Ernest Thompson Seton died in 1946 at Seton Castle, at the age of eighty-six, an extraordinarily vigorous presence until the very end. Grace Gallatin Seton moved to Florida in the early 1950s, after Anya had established her first home, with her second husband, at Sea Rune. Grace, like her husband, remained an attractive and vibrant person in her later years; she died in 1959. Anya, like her mother, was divorced after thirty-eight years of marriage (Grace and Ernest were married in 1896 and their divorce was finalized in 1935 - Anya recorded in her diary, "Daddy married the Buttree"; Anya and Chan Chase were married in 1930 and divorced in 1968).

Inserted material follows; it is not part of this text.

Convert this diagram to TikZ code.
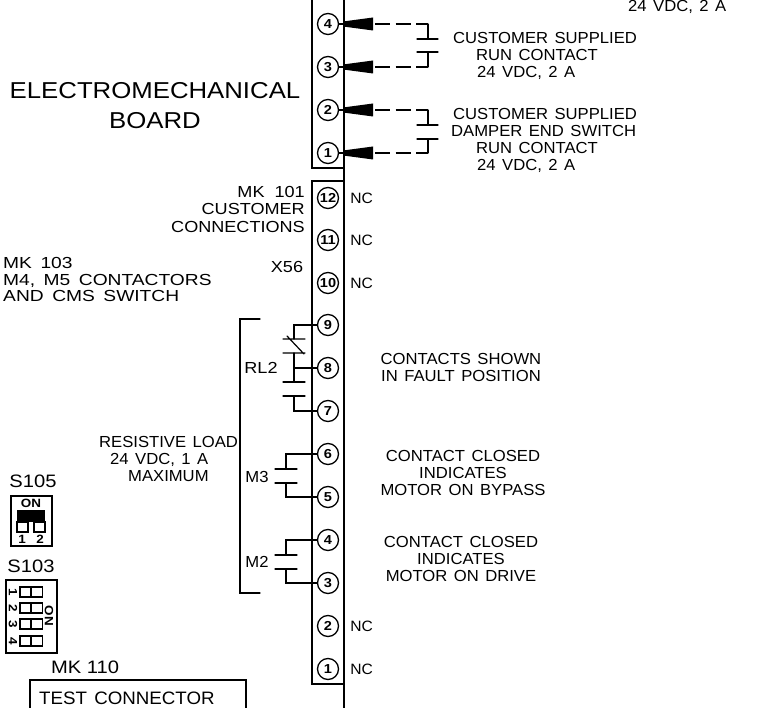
\documentclass[tikz,border=0pt]{standalone}
\usepackage{fontspec}
\setmainfont[FakeStretch=1.12]{Liberation Sans}
\newfontfamily\midf[FakeStretch=1.04,WordSpace=1.4]{Liberation Sans}
\newfontfamily\wide[FakeStretch=1.13,WordSpace=2]{Liberation Sans}
\newfontfamily\xwide[FakeStretch=1.2,WordSpace=1.6]{Liberation Sans}
\tikzset{
  wire/.style={line width=1.2pt,line cap=round,line join=miter},
  term/.style={circle,draw,line width=1.3pt,fill=white,minimum size=21pt,inner sep=0pt,font=\bfseries\fontsize{13}{13}\selectfont},
  big/.style={inner sep=0pt,font=\fontsize{23}{23}\selectfont,align=center},
  mid/.style={inner sep=0pt,font=\midf\fontsize{16}{16}\selectfont,align=center},
  midw/.style={inner sep=0pt,font=\wide\fontsize{16}{16}\selectfont,align=center},
  midx/.style={inner sep=0pt,font=\xwide\fontsize{16}{16}\selectfont,align=left},
  nclab/.style={inner sep=0pt,font=\midf\fontsize{15}{15}\selectfont},
  refd/.style={inner sep=0pt,font=\fontsize{18}{18}\selectfont},
  tinyb/.style={inner sep=0pt,font=\bfseries\fontsize{12}{12}\selectfont},
  wedge/.style={fill=black,draw=none}
}
\begin{document}
\begin{tikzpicture}[x=1pt,y=-1pt]
\useasboundingbox (0,0) rectangle (760,708);
% strips
\draw[wire] (344,0) -- (344,708);
\draw[wire] (312,0) -- (312,168) -- (344,168);
\draw[wire] (344,181) -- (312,181) -- (312,684) -- (344,684);
% upper terminals
\foreach \n/\y in {4/24,3/67,2/110,1/153}{
  \node[term] (u\n) at (328,\y) {\n};
  \coordinate (ue\n) at (344,\y);
  \coordinate (ud\n) at (428,\y);
  \draw[wire] (u\n) -- (ue\n);
  \fill[wedge] (343,\y-2.5) -- (373,\y-6.5) -- (373,\y+6.5) -- (343,\y+2.5) -- cycle;
  \draw[wire,line cap=butt,dash pattern=on 15pt off 5.5pt] (375,\y) -- (ud\n);
}
\draw[wire] (ud4) -- (428,39) (417,39) -- (438,39) (417,52) -- (438,52) (428,52) -- (ud3);
\draw[wire] (ud2) -- (428,125) (417,125) -- (438,125) (417,139) -- (438,139) (428,139) -- (ud1);
% lower terminals
\foreach \n/\y in {12/198,11/240,10/283,9/325,8/368,7/411,6/454,5/497,4/540,3/583,2/626,1/669}{
  \node[term] (t\n) at (328,\y) {\n};
}
\foreach \n in {12,11,10,2,1}{
  \node[nclab,anchor=west] (nc\n) at ([xshift=11pt]t\n.east) {NC};
}
% RL2
\coordinate (a9) at (294,325); \coordinate (a8) at (294,368); \coordinate (a7) at (294,411);
\draw[wire] (t9) -- (a9) -- (294,339);
\draw[wire] (283,339) -- (305,339) (283,353) -- (305,353) (287,336) -- (304,354);
\draw[wire] (294,353) -- (a8) -- (294,382) (a8) -- (t8);
\draw[wire] (283,382) -- (305,382) (283,396) -- (305,396);
\draw[wire] (294,396) -- (a7) -- (t7);
% M3
\coordinate (a6) at (286,454); \coordinate (a5) at (286,497);
\draw[wire] (t6) -- (a6) -- (286,469) (275,469) -- (297,469) (275,483) -- (297,483) (286,483) -- (a5) -- (t5);
% M2
\coordinate (a4) at (286,540); \coordinate (a3) at (286,583);
\draw[wire] (t4) -- (a4) -- (286,555) (275,555) -- (297,555) (275,569) -- (297,569) (286,569) -- (a3) -- (t3);
% bracket
\draw[wire] (260,319) -- (240,319) -- (240,593) -- (260,593);
% text
\node[big] (board) at (155,106) {ELECTROMECHANICAL\\[7pt]BOARD};
\node[mid,anchor=west] (top) at (628,7) {24 VDC, 2 A};
\node[mid,align=left,anchor=west] (c1) at (453,56) {CUSTOMER SUPPLIED\\[1pt]\hspace*{23pt}RUN CONTACT\\[1pt]\hspace*{24pt}24 VDC, 2 A};
\node[mid,align=left,anchor=west] (c2) at (451,140) {\hspace*{2pt}CUSTOMER SUPPLIED\\[1pt]DAMPER END SWITCH\\[1pt]\hspace*{25pt}RUN CONTACT\\[1pt]\hspace*{26pt}24 VDC, 2 A};
\node[midw,align=right,anchor=east] (mk101) at (305,209) {MK 101\\[1pt]CUSTOMER\\[2pt]CONNECTIONS};
\node[midx,anchor=west] (mk103) at (3,279) {MK 103\\[1pt]M4, M5 CONTACTORS\\[0pt]AND CMS SWITCH};
\node[midw] (x56) at (287,267) {X56};
\node[midw] (rl2) at (261,368) {RL2};
\node[mid] (m3) at (257,477) {M3};
\node[mid] (m2) at (257,562) {M2};
\node[mid,align=left,anchor=west] (res) at (99,459) {RESISTIVE LOAD\\[1pt]\hspace*{11pt}24 VDC, 1 A\\[1pt]\hspace*{29pt}MAXIMUM};
\node[mid] (fault) at (461,367) {CONTACTS SHOWN\\[1pt]IN FAULT POSITION};
\node[mid] (by) at (463,473) {CONTACT CLOSED\\[1pt]INDICATES\\[1pt]MOTOR ON BYPASS};
\node[mid] (dr) at (461,559) {CONTACT CLOSED\\[1pt]INDICATES\\[1pt]MOTOR ON DRIVE};
\node[refd] (s105) at (33,481) {S105};
\node[refd] (s103) at (31,566) {S103};
\node[refd] (mk110) at (85,667) {MK 110};
\node[inner sep=0pt,font=\midf\fontsize{18}{18}\selectfont,anchor=west] (tc) at (39,698) {TEST CONNECTOR};
% S105
\draw[wire] (11,496) rectangle (52,546);
\fill (17,510) rectangle (45,522);
\draw[wire] (17,522) rectangle (28,532) (34,522) rectangle (45,532);
\node[tinyb] (on) at (31,503) {ON};
\node[tinyb] (s1) at (22,539) {1};
\node[tinyb] (s2) at (40,539) {2};
% S103
\draw[wire] (6,580) rectangle (57,653);
\foreach \n/\y in {1/587,2/603,3/619,4/636}{
  \draw[wire] (20,\y) rectangle (42.5,\y+10) (31,\y) -- (31,\y+10);
  \node[tinyb,rotate=-90] (d\n) at (13,\y+5) {\n};
}
\node[tinyb,rotate=-90] (on3) at (49,616) {ON};
% test box
\draw[wire] (30,708) -- (30,680) -- (246,680) -- (246,708);
\end{tikzpicture}
\end{document}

Anya, like her father, lived to be eighty-six years old, but unlike her father, she spent the last several years of her life in ill health, unable to continue her writing. By the time of Anya's death in 1990, she and her parents were no longer celebrities. However, at the end of the century, the books of Anya and ETS continue to be reprinted, and ETS's work with the Boy Scouts and the Woodcraft League keeps his name very much alive in boys' leadership council circles.